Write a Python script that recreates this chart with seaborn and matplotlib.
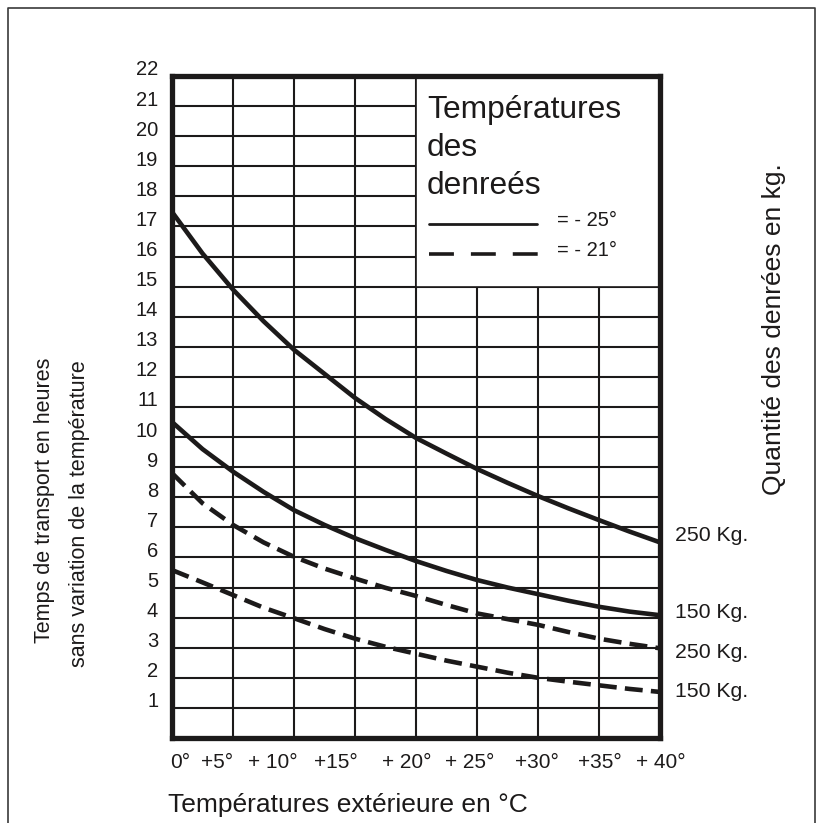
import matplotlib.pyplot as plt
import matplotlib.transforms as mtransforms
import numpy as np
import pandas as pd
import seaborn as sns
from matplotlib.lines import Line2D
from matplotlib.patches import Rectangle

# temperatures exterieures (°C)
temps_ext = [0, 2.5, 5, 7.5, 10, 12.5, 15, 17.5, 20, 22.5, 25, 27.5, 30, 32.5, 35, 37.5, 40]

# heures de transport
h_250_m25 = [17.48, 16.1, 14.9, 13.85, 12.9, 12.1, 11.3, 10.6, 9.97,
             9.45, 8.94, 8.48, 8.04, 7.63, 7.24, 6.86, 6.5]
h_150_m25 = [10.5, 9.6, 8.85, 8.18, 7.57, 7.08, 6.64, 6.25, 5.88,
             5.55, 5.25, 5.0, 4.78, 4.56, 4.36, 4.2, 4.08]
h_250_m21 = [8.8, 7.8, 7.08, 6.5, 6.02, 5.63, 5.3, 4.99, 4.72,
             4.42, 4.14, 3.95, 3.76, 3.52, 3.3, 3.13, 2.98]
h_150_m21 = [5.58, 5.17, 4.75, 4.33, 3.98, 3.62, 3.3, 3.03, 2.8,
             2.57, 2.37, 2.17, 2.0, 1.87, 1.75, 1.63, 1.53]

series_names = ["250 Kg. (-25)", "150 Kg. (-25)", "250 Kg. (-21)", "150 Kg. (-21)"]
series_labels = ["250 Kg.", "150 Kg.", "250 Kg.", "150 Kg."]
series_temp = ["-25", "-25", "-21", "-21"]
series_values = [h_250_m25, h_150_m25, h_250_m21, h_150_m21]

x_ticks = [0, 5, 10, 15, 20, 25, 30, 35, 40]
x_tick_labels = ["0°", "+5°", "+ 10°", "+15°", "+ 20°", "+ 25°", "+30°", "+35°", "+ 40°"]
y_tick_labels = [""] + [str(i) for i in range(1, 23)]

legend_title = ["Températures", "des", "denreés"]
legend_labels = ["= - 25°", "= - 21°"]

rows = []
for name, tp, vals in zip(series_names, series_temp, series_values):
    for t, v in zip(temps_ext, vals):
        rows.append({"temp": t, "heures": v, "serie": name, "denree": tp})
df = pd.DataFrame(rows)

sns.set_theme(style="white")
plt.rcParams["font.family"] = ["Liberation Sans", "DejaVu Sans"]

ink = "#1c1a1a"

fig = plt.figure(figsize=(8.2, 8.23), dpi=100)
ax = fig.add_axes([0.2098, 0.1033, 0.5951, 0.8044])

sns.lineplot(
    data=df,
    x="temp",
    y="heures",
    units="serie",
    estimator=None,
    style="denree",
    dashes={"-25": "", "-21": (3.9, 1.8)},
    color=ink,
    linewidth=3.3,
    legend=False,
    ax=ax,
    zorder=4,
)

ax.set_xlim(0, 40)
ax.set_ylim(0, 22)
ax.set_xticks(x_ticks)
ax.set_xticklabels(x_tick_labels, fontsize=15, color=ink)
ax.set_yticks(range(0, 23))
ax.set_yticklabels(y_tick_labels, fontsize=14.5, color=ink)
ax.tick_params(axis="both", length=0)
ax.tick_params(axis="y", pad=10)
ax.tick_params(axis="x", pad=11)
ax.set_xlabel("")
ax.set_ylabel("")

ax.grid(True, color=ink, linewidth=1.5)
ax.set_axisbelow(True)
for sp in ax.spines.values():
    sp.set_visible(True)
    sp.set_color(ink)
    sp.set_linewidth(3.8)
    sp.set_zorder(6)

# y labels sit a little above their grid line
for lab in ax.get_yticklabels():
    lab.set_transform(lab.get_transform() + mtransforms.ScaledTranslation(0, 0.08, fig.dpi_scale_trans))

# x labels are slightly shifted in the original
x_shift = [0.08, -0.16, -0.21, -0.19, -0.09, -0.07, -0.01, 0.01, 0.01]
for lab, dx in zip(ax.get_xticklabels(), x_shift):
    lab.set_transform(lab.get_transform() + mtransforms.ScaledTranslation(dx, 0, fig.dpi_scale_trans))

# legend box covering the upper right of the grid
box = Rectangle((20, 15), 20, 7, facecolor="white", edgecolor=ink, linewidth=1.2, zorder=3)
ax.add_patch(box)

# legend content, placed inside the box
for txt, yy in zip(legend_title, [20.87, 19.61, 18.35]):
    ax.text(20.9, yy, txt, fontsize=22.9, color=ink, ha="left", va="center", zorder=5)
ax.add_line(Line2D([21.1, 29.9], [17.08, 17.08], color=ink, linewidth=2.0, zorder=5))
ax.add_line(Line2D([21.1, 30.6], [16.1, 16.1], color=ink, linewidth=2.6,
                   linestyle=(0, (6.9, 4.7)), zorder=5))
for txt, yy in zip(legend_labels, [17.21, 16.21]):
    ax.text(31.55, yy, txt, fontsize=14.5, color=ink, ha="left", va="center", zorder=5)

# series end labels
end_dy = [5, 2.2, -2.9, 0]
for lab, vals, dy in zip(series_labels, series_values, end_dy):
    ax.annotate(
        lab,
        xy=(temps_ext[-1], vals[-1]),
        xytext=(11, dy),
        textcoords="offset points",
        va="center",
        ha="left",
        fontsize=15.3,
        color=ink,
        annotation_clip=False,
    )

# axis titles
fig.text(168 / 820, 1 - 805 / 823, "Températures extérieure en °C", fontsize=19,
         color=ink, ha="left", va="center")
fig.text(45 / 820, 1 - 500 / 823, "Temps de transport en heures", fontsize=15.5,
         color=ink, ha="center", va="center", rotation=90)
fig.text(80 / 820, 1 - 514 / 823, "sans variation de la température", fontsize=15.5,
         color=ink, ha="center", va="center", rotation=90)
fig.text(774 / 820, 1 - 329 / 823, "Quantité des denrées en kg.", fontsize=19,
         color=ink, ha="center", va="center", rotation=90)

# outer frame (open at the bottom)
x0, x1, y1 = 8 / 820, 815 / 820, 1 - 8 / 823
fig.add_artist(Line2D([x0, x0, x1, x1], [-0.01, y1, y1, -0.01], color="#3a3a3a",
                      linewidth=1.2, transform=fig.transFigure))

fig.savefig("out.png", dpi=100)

§

What the task asks
Repeat only the lines from the beginning of the material through the line containing "2.57, 2.37, 2.17, 2.0, 1.87, 1.75, 1.63, 1.53]", both ends kept, leaving pictures out.

Reply to the exercise
Write a Python script that recreates this chart with seaborn and matplotlib.
import matplotlib.pyplot as plt
import matplotlib.transforms as mtransforms
import numpy as np
import pandas as pd
import seaborn as sns
from matplotlib.lines import Line2D
from matplotlib.patches import Rectangle

# temperatures exterieures (°C)
temps_ext = [0, 2.5, 5, 7.5, 10, 12.5, 15, 17.5, 20, 22.5, 25, 27.5, 30, 32.5, 35, 37.5, 40]

# heures de transport
h_250_m25 = [17.48, 16.1, 14.9, 13.85, 12.9, 12.1, 11.3, 10.6, 9.97,
             9.45, 8.94, 8.48, 8.04, 7.63, 7.24, 6.86, 6.5]
h_150_m25 = [10.5, 9.6, 8.85, 8.18, 7.57, 7.08, 6.64, 6.25, 5.88,
             5.55, 5.25, 5.0, 4.78, 4.56, 4.36, 4.2, 4.08]
h_250_m21 = [8.8, 7.8, 7.08, 6.5, 6.02, 5.63, 5.3, 4.99, 4.72,
             4.42, 4.14, 3.95, 3.76, 3.52, 3.3, 3.13, 2.98]
h_150_m21 = [5.58, 5.17, 4.75, 4.33, 3.98, 3.62, 3.3, 3.03, 2.8,
             2.57, 2.37, 2.17, 2.0, 1.87, 1.75, 1.63, 1.53]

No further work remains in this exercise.